7
votes

I am running a cluster on GKE and sometimes I get into a hanging state. Right now I was working with just two nodes and allowed the cluster to autoscale. One of the nodes has a NotReady status and simply stays in it. Because of that, half of my pods are Pending, because of insufficient CPU.

How I got there

I deployed a pod which has quite high CPU usage from the moment it starts. When I scaled it to 2, I noticed CPU usage was at 1.0; the moment I scaled the Deployment to 3 replicas, I expected to have the third one in Pending state until the cluster adds another node, then schedule it there.
What happened instead is the node switched to a NotReady status and all pods that were on it are now Pending. However, the node does not restart or anything - it is just not used by Kubernetes. The GKE then thinks that there are enough resources as the VM has 0 CPU usage and won't scale up to 3. I cannot manually SSH into the instance from console - it is stuck in the loading loop.

I can manually delete the instance and then it starts working - but I don't think that's the idea of fully managed.

One thing I noticed - not sure if related: in GCE console, when I look at VM instances, the Ready node is being used by the instance group and the load balancer (which is the service around an nginx entry point), but the NotReady node is only in use by the instance group - not the load balancer.

Furthermore, in kubectl get events, there was a lineļ¼š

Warning   CreatingLoadBalancerFailed   {service-controller }          Error creating load balancer (will retry): Failed to create load balancer for service default/proxy-service: failed to ensure static IP 104.199.xx.xx: error creating gce static IP address: googleapi: Error 400: Invalid value for field 'resource.address': '104.199.xx.xx'. Specified IP address is already reserved., invalid

I specified loadBalancerIP: 104.199.xx.xx in the definition of the proxy-service to make sure that on each restart the service gets the same (reserved) static IP.
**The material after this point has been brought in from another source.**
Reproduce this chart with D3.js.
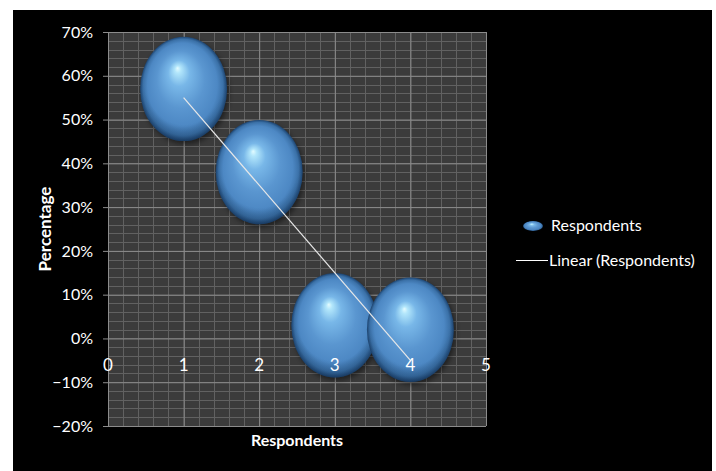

Any ideas on how to prevent this from happening? So that if a node gets stuck in NotReady state it at least restarts - but ideally doesn't get into such state to begin with?

Thanks.

2

2 Answers

8
votes

The first thing I would do is to define Resources and Limits for those pods.

Resources tell the cluster how much memory and CPU you think that the pod is going to use. You do this to help the scheduler to find the best location to run those pods.

Limits are crucial here: they are set to prevent your pods damaging the stability of the nodes. It's better to have a pod killed by an OOM than a pod bringing a node down because of resource starvation.

For example, in this case you're saying that you want 200m CPU (20%) for your pod but if for any chance it goes above 300 (30%), you want the scheduler to kill it and start a new one.

spec:
  containers:
  - image: nginx
    imagePullPolicy: Always
    name: nginx
    resources:
      limits:
        cpu: 300m
        memory: 200Mi
      requests:
        cpu: 200m
        memory: 100Mi

You can read more here: http://kubernetes.io/docs/admin/limitrange/

0
votes

For AWS I can tell. It goes in NotReady state because of out of memory or maybe insufficient CPU. You can create a custom memory metric to collect memory metric of all the worker nodes in the cluster collectively and push it to cloudwatch. You can follow this documentation- https://docs.aws.amazon.com/AWSEC2/latest/UserGuide/mon-scripts.html CPU metric is already there so no need to create it. So a memory metric will be created for you cluster. You can now create an alarm for it when it goes above certain threshold. Now you have to go to the Auto Scaling Group through AWS console. Now you have to add a scaling policy for your autoscaling group selecting the alarm that you created and add number of instance accordingly.